Malgré l’initiative du président français Emmanuel Macron, l’État est paralysé. « Rien ne bouge » comme l’a dit il y a peu le ministre français des Affaires étrangères Jean-Yves Le Drian.

Cette paralysie de l’État est causée par les partis à qui l’accord de Taëf a confié les pouvoirs exécutif (transféré de la Présidence de la République au gouvernement et à son chef) et législatif (détenu par le Parlement – qui ne peut plus réellement être dissout et qui peut même auto-prolonger son mandat – et son chef). 

Ces partis exacerbent le confessionalisme et nombre d’entre eux ont des allégeances étrangères régionales et internationales. Certains de leurs membres ont même des conflits d’intérêts avec les milieux d’affaires, financiers et bancaires. 

Pour toutes ces raisons, les réformes sur « la transparence, la régulation de l’électricité, la lutte contre la corruption, la réforme du système financier et bancaire » réclamées par Jean-Yves Le Drian et par une majorité d’entre nous sont bloquées.

En effet, la plupart d’entre nous souhaitons édifier un État-nation reposant sur la liberté, une identité citoyenne (avec l’unification du statut personnel dans le code civil), le droit et l’égalité (avec une justice agissant indépendamment du pouvoir des partis), la promotion sociale par le mérite, la sécurité (avec un État ayant le monopole des armes sur l’ensemble du territoire et contrôlant celui-ci et ses frontières) et la dignité ainsi que sur une neutralité positive et permanente reconnue et garantie internationalement et une loi électorale obligeant les députés à rendre des comptes à ceux qu’ils sont censés représentés (il y aurait ainsi autant de circonscriptions électorales que de députés afin que chacune n’élise qu’un seul député). 

Pour lutter contre la corruption et récupérer les fonds détournés, nous espérons que l’audit juricomptable (« forensic audit ») de la Banque Centrale du Liban (BDL) sera étendu à tous les ministères, aux organismes d’État créés après la guerre (le Conseil du Sud, la Caisse des déplacés, le Conseil pour le développement et la reconstruction – CDR – et le Haut Comité de secours), aux services de l’administration et aux banques. Pour obtenir de la transparence, il est nécessaire de passer à une gouvernance 2.0, c’est-à-dire un e-gouvernement et une e-administration. 

Mais tant que les partis contrôleront l’État, rien ne pourra être réalisé. 

C’est pourquoi, il faut impulser une « Révolution » par le bas, en prenant le pouvoir localement grâce à une décentralisation, principe inscrit dans la Constitution.

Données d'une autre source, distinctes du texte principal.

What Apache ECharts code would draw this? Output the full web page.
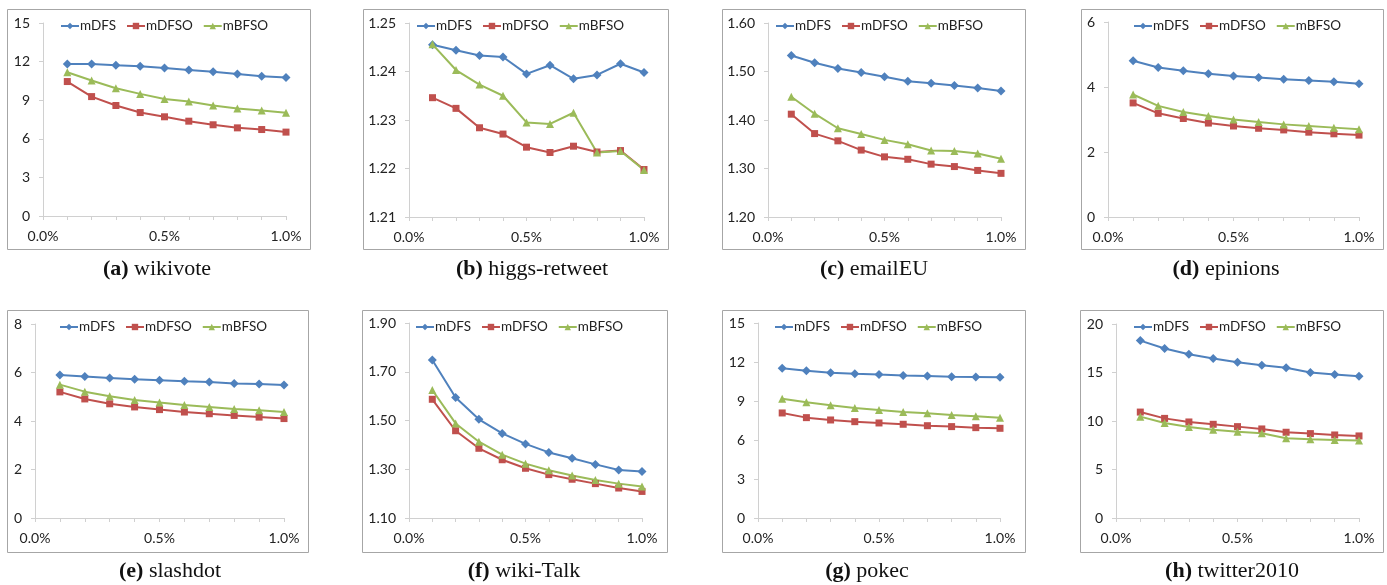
<!DOCTYPE html>
<html>
<head>
<meta charset="utf-8">
<script src="https://cdn.jsdelivr.net/npm/echarts@6/dist/echarts.min.js"></script>
<style>
  html, body { margin: 0; padding: 0; background: #fff; }
  #figure { width: 1387px; height: 585px; }
</style>
</head>
<body>
<div id="figure"></div>
<script>
// sample ratio on the x axis (percent)
let xValues = [0.1, 0.2, 0.3, 0.4, 0.5, 0.6, 0.7, 0.8, 0.9, 1.0];
let xTicks = [0, 0.1, 0.2, 0.3, 0.4, 0.5, 0.6, 0.7, 0.8, 0.9, 1.0];
let xLabels = [0, 0.5, 1.0];
let seriesNames = ['mDFS', 'mDFSO', 'mBFSO'];

let captionTags = ['(a)', '(b)', '(c)', '(d)', '(e)', '(f)', '(g)', '(h)'];
let captionNames = ['wikivote', 'higgs-retweet', 'emailEU', 'epinions', 'slashdot', 'wiki-Talk', 'pokec', 'twitter2010'];

// y axis tick values per panel
let yTicksA = [0, 3, 6, 9, 12, 15];
let yTicksB = [1.21, 1.22, 1.23, 1.24, 1.25];
let yTicksC = [1.20, 1.30, 1.40, 1.50, 1.60];
let yTicksD = [0, 2, 4, 6];
let yTicksE = [0, 2, 4, 6, 8];
let yTicksF = [1.10, 1.30, 1.50, 1.70, 1.90];
let yTicksG = [0, 3, 6, 9, 12, 15];
let yTicksH = [0, 5, 10, 15, 20];

// (a) wikivote
let wikivoteDFS = [11.82, 11.82, 11.71, 11.64, 11.51, 11.35, 11.22, 11.04, 10.86, 10.76];
let wikivoteDFSO = [10.45, 9.28, 8.59, 8.04, 7.71, 7.37, 7.09, 6.85, 6.72, 6.52];
let wikivoteBFSO = [11.17, 10.53, 9.93, 9.49, 9.10, 8.90, 8.59, 8.35, 8.20, 8.02];
// (b) higgs-retweet
let higgsDFS = [1.2455, 1.2444, 1.2433, 1.2430, 1.2395, 1.2413, 1.2385, 1.2393, 1.2416, 1.2398];
let higgsDFSO = [1.2346, 1.2324, 1.2284, 1.2271, 1.2244, 1.2233, 1.2246, 1.2234, 1.2237, 1.2198];
let higgsBFSO = [1.2456, 1.2403, 1.2373, 1.2350, 1.2295, 1.2292, 1.2315, 1.2233, 1.2236, 1.2197];
// (c) emailEU
let emailDFS = [1.533, 1.518, 1.506, 1.498, 1.489, 1.480, 1.476, 1.471, 1.466, 1.460];
let emailDFSO = [1.412, 1.372, 1.357, 1.338, 1.324, 1.319, 1.309, 1.304, 1.296, 1.290];
let emailBFSO = [1.448, 1.413, 1.383, 1.371, 1.359, 1.350, 1.337, 1.336, 1.331, 1.320];
// (d) epinions
let epinionsDFS = [4.81, 4.60, 4.50, 4.41, 4.34, 4.29, 4.24, 4.20, 4.16, 4.10];
let epinionsDFSO = [3.51, 3.19, 3.03, 2.89, 2.80, 2.73, 2.68, 2.61, 2.56, 2.52];
let epinionsBFSO = [3.77, 3.42, 3.23, 3.11, 3.00, 2.92, 2.85, 2.80, 2.75, 2.70];
// (e) slashdot
let slashdotDFS = [5.90, 5.84, 5.77, 5.72, 5.68, 5.64, 5.61, 5.55, 5.53, 5.48];
let slashdotDFSO = [5.20, 4.91, 4.71, 4.58, 4.47, 4.37, 4.30, 4.23, 4.16, 4.10];
let slashdotBFSO = [5.50, 5.21, 5.02, 4.87, 4.76, 4.66, 4.58, 4.49, 4.44, 4.37];
// (f) wiki-Talk
let talkDFS = [1.748, 1.594, 1.505, 1.447, 1.404, 1.369, 1.345, 1.320, 1.297, 1.291];
let talkDFSO = [1.587, 1.458, 1.386, 1.339, 1.304, 1.278, 1.259, 1.241, 1.223, 1.209];
let talkBFSO = [1.625, 1.488, 1.413, 1.360, 1.323, 1.296, 1.274, 1.256, 1.241, 1.229];
// (g) pokec
let pokecDFS = [11.51, 11.33, 11.18, 11.10, 11.03, 10.97, 10.92, 10.87, 10.85, 10.82];
let pokecDFSO = [8.08, 7.72, 7.54, 7.41, 7.31, 7.21, 7.10, 7.03, 6.95, 6.90];
let pokecBFSO = [9.18, 8.90, 8.67, 8.46, 8.31, 8.15, 8.05, 7.92, 7.82, 7.72];
// (h) twitter2010
let twitterDFS = [18.29, 17.47, 16.88, 16.44, 16.06, 15.75, 15.48, 15.00, 14.79, 14.62];
let twitterDFSO = [10.92, 10.27, 9.90, 9.66, 9.42, 9.18, 8.84, 8.70, 8.56, 8.46];
let twitterBFSO = [10.45, 9.79, 9.38, 9.11, 8.90, 8.73, 8.22, 8.12, 8.05, 7.98];

let panels = [
    {ticks: yTicksA, digits: 0, data: [wikivoteDFS, wikivoteDFSO, wikivoteBFSO]},
    {ticks: yTicksB, digits: 2, data: [higgsDFS, higgsDFSO, higgsBFSO]},
    {ticks: yTicksC, digits: 2, data: [emailDFS, emailDFSO, emailBFSO]},
    {ticks: yTicksD, digits: 0, data: [epinionsDFS, epinionsDFSO, epinionsBFSO]},
    {ticks: yTicksE, digits: 0, data: [slashdotDFS, slashdotDFSO, slashdotBFSO]},
    {ticks: yTicksF, digits: 2, data: [talkDFS, talkDFSO, talkBFSO]},
    {ticks: yTicksG, digits: 0, data: [pokecDFS, pokecDFSO, pokecBFSO]},
    {ticks: yTicksH, digits: 0, data: [twitterDFS, twitterDFSO, twitterBFSO]}
];

// layout: plot area [left, top, width, height], frame [x1, y1, x2, y2], legend [left, top], caption [cx, top]
let plotBoxes = [
    [43, 23, 243, 193], [409, 23, 235, 194], [768, 23, 233, 194], [1108, 22, 251, 195],
    [35, 324, 249, 194], [409, 323, 233, 195], [758, 323, 242, 195], [1116, 324, 243, 194]
];
let frames = [
    [7, 9, 310, 249], [363, 9, 668, 249], [722, 9, 1025, 249], [1081, 9, 1383, 249],
    [7, 310, 308, 552], [362, 310, 667, 552], [722, 310, 1025, 552], [1080, 310, 1383, 552]
];
let legendPos = [
    [60, 19], [416, 19], [775, 19], [1133, 19],
    [59, 320], [415, 320], [774, 320], [1133, 320]
];
let captionPos = [
    [157, 258], [532, 258], [874, 258], [1226, 258],
    [170, 560], [524, 560], [867, 560], [1232, 560]
];

let colors = ['#4F81BD', '#C0504D', '#9BBB59'];
let symbols = ['diamond', 'rect', 'triangle'];
let symbolSizes = [9, 7, 8];
let labelFont = 'Lato, "Open Sans", sans-serif';
let captionFont = '"Liberation Serif", serif';

let grids = [], xAxes = [], yAxes = [], series = [], legends = [], titles = [], graphics = [];

for (let i = 0; i < panels.length; i++) {
    let p = panels[i];
    let b = plotBoxes[i];
    grids.push({left: b[0], top: b[1], width: b[2], height: b[3], containLabel: false});
    xAxes.push({
        type: 'value', gridIndex: i, min: 0, max: 1,
        axisLine: {show: true, lineStyle: {color: '#d0d0d0', width: 1}},
        axisTick: {show: true, length: 4, customValues: xTicks, lineStyle: {color: '#d0d0d0'}},
        axisLabel: {
            customValues: xLabels, margin: 13, color: '#222', fontSize: 14, fontFamily: labelFont,
            formatter: function (v) { return v.toFixed(1) + '%'; }
        },
        splitLine: {show: false}
    });
    yAxes.push({
        type: 'value', gridIndex: i, min: p.ticks[0], max: p.ticks[p.ticks.length - 1],
        axisLine: {show: true, lineStyle: {color: '#d0d0d0', width: 1}},
        axisTick: {show: true, length: 4, customValues: p.ticks, lineStyle: {color: '#d0d0d0'}},
        axisLabel: {
            customValues: p.ticks, margin: 13, color: '#222', fontSize: 14, fontFamily: labelFont,
            formatter: (function (d) { return function (v) { return v.toFixed(d); }; })(p.digits)
        },
        splitLine: {show: false}
    });
    for (let k = 0; k < 3; k++) {
        series.push({
            name: seriesNames[k], type: 'line', xAxisIndex: i, yAxisIndex: i,
            data: xValues.map((x, j) => [x, p.data[k][j]]),
            symbol: symbols[k], symbolSize: symbolSizes[k], showAllSymbol: true,
            itemStyle: {color: colors[k]},
            lineStyle: {color: colors[k], width: 2},
            emphasis: {disabled: true}
        });
    }
    legends.push({
        data: seriesNames, left: legendPos[i][0], top: legendPos[i][1],
        itemWidth: 18, itemHeight: 8, itemGap: 10, padding: 0,
        textStyle: {fontSize: 13.5, fontFamily: labelFont, color: '#222', padding: [0, 0, 0, -4]}
    });
    titles.push({
        text: '{b|' + captionTags[i] + '} ' + captionNames[i],
        left: captionPos[i][0], top: captionPos[i][1], textAlign: 'center', padding: 0,
        textStyle: {
            fontSize: 22, fontWeight: 'normal', color: '#111', fontFamily: captionFont,
            rich: {b: {fontSize: 22, fontWeight: 'bold', color: '#111', fontFamily: captionFont}}
        }
    });
    let f = frames[i];
    graphics.push({
        type: 'rect', silent: true, z: -1,
        shape: {x: f[0] + 0.5, y: f[1] + 0.5, width: f[2] - f[0], height: f[3] - f[1]},
        style: {fill: null, stroke: '#a6a6a6', lineWidth: 1}
    });
}

let myChart = echarts.init(document.getElementById('figure'));
myChart.setOption({
    animation: false,
    backgroundColor: '#fff',
    title: titles,
    legend: legends,
    grid: grids,
    xAxis: xAxes,
    yAxis: yAxes,
    series: series,
    graphic: graphics
});
</script>
</body>
</html>
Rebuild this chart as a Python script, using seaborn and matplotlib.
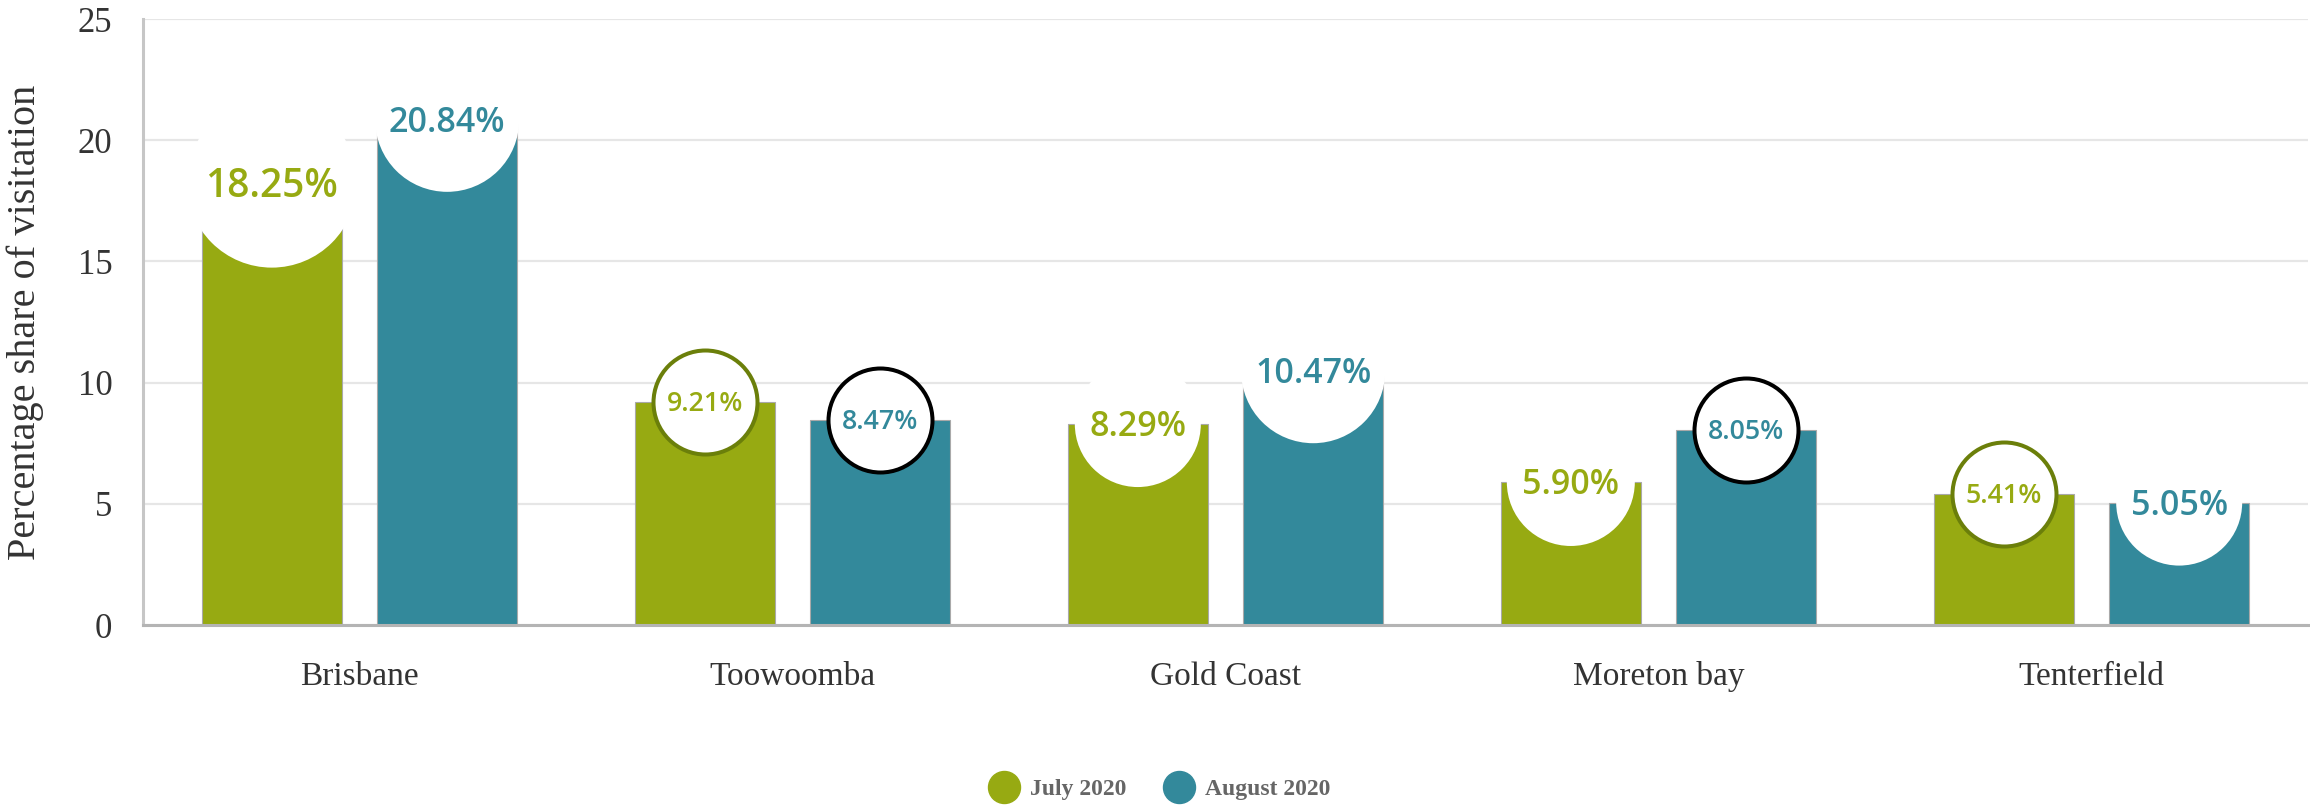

La décentralisation c’est en effet un partage du pouvoir entre l’État d’une part et les collectivités locales (municipalités, cazas et mohafazats ou encore régions) et donc le transfert par l’État à celles-ci d’une partie de son pouvoir. C’est ce pouvoir local qu’il nous faut réclamer et prendre car c’est notre droit constitutionnel. 

L’accord de Taëf a prévu une « décentralisation administrative », ce qui est une bonne chose. Toutefois, il ne s’agit en fait que d’une « déconcentration administrative », c’est-à-dire une « décentralisation ratée » puisque le caïmacam et le mohafez sont nommés et non élus. Il faudrait à minima une véritable décentralisation administrative (avec des organes législatifs et exécutifs locaux élus et disposant de pouvoirs étendus) comme dans tous les pays démocratiques développés et si possible une décentralisation poussée : le régionalisme. 

Une telle décentralisation permettrait de pallier les carences et les défaillances de l’État (comme par exemple la collecte de la TVA et la vérification du paiement des factures d’électricité ainsi que le ramassage et le traitement des ordures). 

L’État est en situation de surendettement, de défaut de paiement et de faillite. Ce n’est pas le cas des municipalités, des cazas et des mohafazats. Avec la décentralisation, ces derniers pourraient d’une part emprunter auprès des organismes internationaux (comme la Banque mondiale), de l’Union Européenne et de pays qui le souhaitent peut-être à travers un Plan Marshall directement en leur faveur ; et, d’autre part résoudre plus rapidement les problèmes locaux et réaliser des projets locaux – liés à l’agriculture, la pêche, l’industrie, l’électricité, l’eau, l’écotourisme, le tourisme religieux, l’éducation locale permanente (y compris dans l’apprentissage des innovations et des nouvelles technologies, des langues, de l’artisanat, des arts comme la musique et de métiers), l’innovation technologique (y compris dans le digital et la robotique), l’environnement (y compris le ramassage et le traitement des ordures), le développement durable, l’assurance maladie et la santé – pouvant relancer l’économie, créer de l’emploi, développer le pays et freiner l’exode rural et l’émigration. 

Enfin, aux élections locales, nous pourrons demander des comptes aux élus locaux plus aisément qu’à nos députés, ministres et présidents.